If a company banks with more than one FDIC-insured financial institution, they can get the same level of insurance protection for each account. To increase the level of insurance on excess cash, a business needs to diversify its deposits across multiple banks so that no single one holds more than $250,000. So is it good to have multiple bank accounts? The answer is likely a firm "yes" for many SMBs.
Next steps: How is the market evolving to fill this need?
Diversifying your deposit base across banks insulates a business and mitigates the potential risk to their liquidity. But it’s not without cost — notably in terms of convenience, visibility and reporting.
New solutions are coming to market in response to recent events, which offer simple and same-day money movement between accounts, full visibility over liquidity, fraud mitigation capabilities and higher interest income as well as significant increases in insurance.
Diversification and managing risk
Silicon Valley Bank’s failure caught its customers off-guard. But risks like these can be managed.
Some banks offer accounts to diversify deposits, but generally speaking banks are in the business of amassing and holding deposits rather than creating products to spread liquidity across financial institutions that likely include their competitors.
What is a sweep account?
Sweep accounts are bank accounts that automatically transfer funds to ensure excess cash is moved into different accounts. Business sweep account benefits are two-fold.

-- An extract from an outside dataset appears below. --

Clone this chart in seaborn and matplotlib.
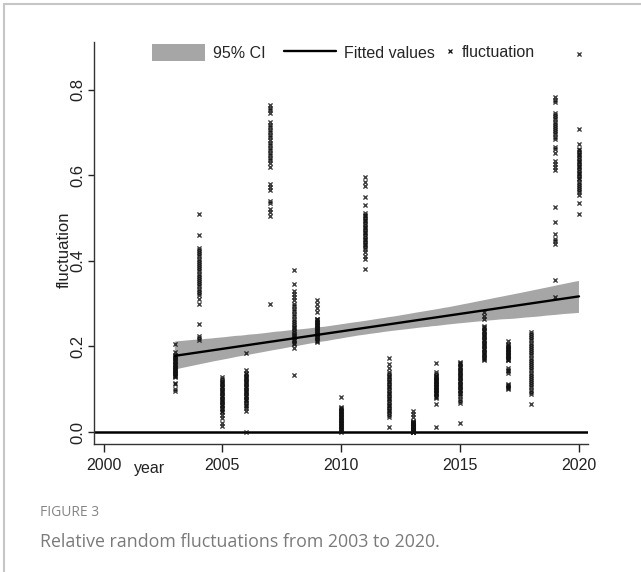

1. Cash is generally swept into an account with a higher interest rate, often a money market fund.
2. Cash is distributed such that the total liquid assets are insured by the FDIC, because no single account balance is above the $250,000 limit.
As Shiva Rajgopal recently wrote in Forbes, there are red flags to look for when evaluating banks (“There were at least six red flags in SVB's public filings since 2021,” he noted in an associated LinkedIn post), and policy requires adjustments to address the realities of the current market. Assessing the risks is complex, and governments are slow to act — in the near term making the most of the options presently available and protecting your business’ most valuable asset – cash — is critical.